* start DATA ROWS *
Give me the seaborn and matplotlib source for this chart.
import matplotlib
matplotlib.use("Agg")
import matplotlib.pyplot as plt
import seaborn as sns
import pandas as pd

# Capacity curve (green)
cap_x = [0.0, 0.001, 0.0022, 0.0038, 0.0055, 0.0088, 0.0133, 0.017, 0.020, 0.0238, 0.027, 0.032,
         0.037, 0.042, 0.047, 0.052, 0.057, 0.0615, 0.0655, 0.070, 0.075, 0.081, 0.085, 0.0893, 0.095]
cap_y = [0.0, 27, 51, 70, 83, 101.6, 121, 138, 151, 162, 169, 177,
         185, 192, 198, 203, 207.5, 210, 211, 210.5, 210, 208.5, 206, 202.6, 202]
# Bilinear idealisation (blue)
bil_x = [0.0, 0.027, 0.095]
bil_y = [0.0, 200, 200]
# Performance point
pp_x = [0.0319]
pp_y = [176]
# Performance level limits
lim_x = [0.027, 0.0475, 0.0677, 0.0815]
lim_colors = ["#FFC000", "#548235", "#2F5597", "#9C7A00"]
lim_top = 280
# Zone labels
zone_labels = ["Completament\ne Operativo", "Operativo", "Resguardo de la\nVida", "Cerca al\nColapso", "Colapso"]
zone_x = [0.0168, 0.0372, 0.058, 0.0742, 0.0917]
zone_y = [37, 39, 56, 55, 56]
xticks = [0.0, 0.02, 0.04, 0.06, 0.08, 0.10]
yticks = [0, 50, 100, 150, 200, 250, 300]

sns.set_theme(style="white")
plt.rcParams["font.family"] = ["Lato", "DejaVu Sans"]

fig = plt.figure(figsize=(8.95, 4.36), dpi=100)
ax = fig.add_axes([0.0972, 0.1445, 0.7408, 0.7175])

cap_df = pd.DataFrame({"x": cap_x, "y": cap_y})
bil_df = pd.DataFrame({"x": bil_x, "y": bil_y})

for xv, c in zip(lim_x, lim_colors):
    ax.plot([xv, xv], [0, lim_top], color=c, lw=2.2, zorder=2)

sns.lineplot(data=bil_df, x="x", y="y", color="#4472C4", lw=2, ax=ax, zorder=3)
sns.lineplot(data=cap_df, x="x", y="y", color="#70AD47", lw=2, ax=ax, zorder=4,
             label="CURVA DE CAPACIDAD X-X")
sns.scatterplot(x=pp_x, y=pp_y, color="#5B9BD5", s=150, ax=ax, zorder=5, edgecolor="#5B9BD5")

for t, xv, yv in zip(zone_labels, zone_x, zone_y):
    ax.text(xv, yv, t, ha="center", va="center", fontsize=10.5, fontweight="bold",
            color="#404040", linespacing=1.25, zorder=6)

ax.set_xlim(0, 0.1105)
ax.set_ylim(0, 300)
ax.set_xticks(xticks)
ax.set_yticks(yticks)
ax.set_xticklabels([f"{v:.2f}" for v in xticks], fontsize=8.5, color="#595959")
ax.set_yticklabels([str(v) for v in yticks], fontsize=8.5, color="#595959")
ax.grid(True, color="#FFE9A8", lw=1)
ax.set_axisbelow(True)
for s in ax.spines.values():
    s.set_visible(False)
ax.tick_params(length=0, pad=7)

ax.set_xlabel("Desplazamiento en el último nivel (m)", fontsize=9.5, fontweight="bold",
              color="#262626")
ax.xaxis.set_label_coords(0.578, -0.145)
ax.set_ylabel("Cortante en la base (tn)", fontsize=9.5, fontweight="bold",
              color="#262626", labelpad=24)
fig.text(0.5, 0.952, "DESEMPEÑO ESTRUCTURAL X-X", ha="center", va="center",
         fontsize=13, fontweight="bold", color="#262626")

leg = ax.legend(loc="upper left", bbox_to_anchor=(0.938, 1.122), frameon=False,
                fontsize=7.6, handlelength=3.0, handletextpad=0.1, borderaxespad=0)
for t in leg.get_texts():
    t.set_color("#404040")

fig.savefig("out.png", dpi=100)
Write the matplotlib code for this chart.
* end DATA ROWS *
**REQUIRED WORK:** Write out the records above again, keeping each one identical to the original.

**CORRECT OUTPUT:**
Give me the seaborn and matplotlib source for this chart.
import matplotlib
matplotlib.use("Agg")
import matplotlib.pyplot as plt
import seaborn as sns
import pandas as pd

# Capacity curve (green)
cap_x = [0.0, 0.001, 0.0022, 0.0038, 0.0055, 0.0088, 0.0133, 0.017, 0.020, 0.0238, 0.027, 0.032,
         0.037, 0.042, 0.047, 0.052, 0.057, 0.0615, 0.0655, 0.070, 0.075, 0.081, 0.085, 0.0893, 0.095]
cap_y = [0.0, 27, 51, 70, 83, 101.6, 121, 138, 151, 162, 169, 177,
         185, 192, 198, 203, 207.5, 210, 211, 210.5, 210, 208.5, 206, 202.6, 202]
# Bilinear idealisation (blue)
bil_x = [0.0, 0.027, 0.095]
bil_y = [0.0, 200, 200]
# Performance point
pp_x = [0.0319]
pp_y = [176]
# Performance level limits
lim_x = [0.027, 0.0475, 0.0677, 0.0815]
lim_colors = ["#FFC000", "#548235", "#2F5597", "#9C7A00"]
lim_top = 280
# Zone labels
zone_labels = ["Completament\ne Operativo", "Operativo", "Resguardo de la\nVida", "Cerca al\nColapso", "Colapso"]
zone_x = [0.0168, 0.0372, 0.058, 0.0742, 0.0917]
zone_y = [37, 39, 56, 55, 56]
xticks = [0.0, 0.02, 0.04, 0.06, 0.08, 0.10]
yticks = [0, 50, 100, 150, 200, 250, 300]

sns.set_theme(style="white")
plt.rcParams["font.family"] = ["Lato", "DejaVu Sans"]

fig = plt.figure(figsize=(8.95, 4.36), dpi=100)
ax = fig.add_axes([0.0972, 0.1445, 0.7408, 0.7175])

cap_df = pd.DataFrame({"x": cap_x, "y": cap_y})
bil_df = pd.DataFrame({"x": bil_x, "y": bil_y})

for xv, c in zip(lim_x, lim_colors):
    ax.plot([xv, xv], [0, lim_top], color=c, lw=2.2, zorder=2)

sns.lineplot(data=bil_df, x="x", y="y", color="#4472C4", lw=2, ax=ax, zorder=3)
sns.lineplot(data=cap_df, x="x", y="y", color="#70AD47", lw=2, ax=ax, zorder=4,
             label="CURVA DE CAPACIDAD X-X")
sns.scatterplot(x=pp_x, y=pp_y, color="#5B9BD5", s=150, ax=ax, zorder=5, edgecolor="#5B9BD5")

for t, xv, yv in zip(zone_labels, zone_x, zone_y):
    ax.text(xv, yv, t, ha="center", va="center", fontsize=10.5, fontweight="bold",
            color="#404040", linespacing=1.25, zorder=6)

ax.set_xlim(0, 0.1105)
ax.set_ylim(0, 300)
ax.set_xticks(xticks)
ax.set_yticks(yticks)
ax.set_xticklabels([f"{v:.2f}" for v in xticks], fontsize=8.5, color="#595959")
ax.set_yticklabels([str(v) for v in yticks], fontsize=8.5, color="#595959")
ax.grid(True, color="#FFE9A8", lw=1)
ax.set_axisbelow(True)
for s in ax.spines.values():
    s.set_visible(False)
ax.tick_params(length=0, pad=7)

ax.set_xlabel("Desplazamiento en el último nivel (m)", fontsize=9.5, fontweight="bold",
              color="#262626")
ax.xaxis.set_label_coords(0.578, -0.145)
ax.set_ylabel("Cortante en la base (tn)", fontsize=9.5, fontweight="bold",
              color="#262626", labelpad=24)
fig.text(0.5, 0.952, "DESEMPEÑO ESTRUCTURAL X-X", ha="center", va="center",
         fontsize=13, fontweight="bold", color="#262626")

leg = ax.legend(loc="upper left", bbox_to_anchor=(0.938, 1.122), frameon=False,
                fontsize=7.6, handlelength=3.0, handletextpad=0.1, borderaxespad=0)
for t in leg.get_texts():
    t.set_color("#404040")

fig.savefig("out.png", dpi=100)
Write the matplotlib code for this chart.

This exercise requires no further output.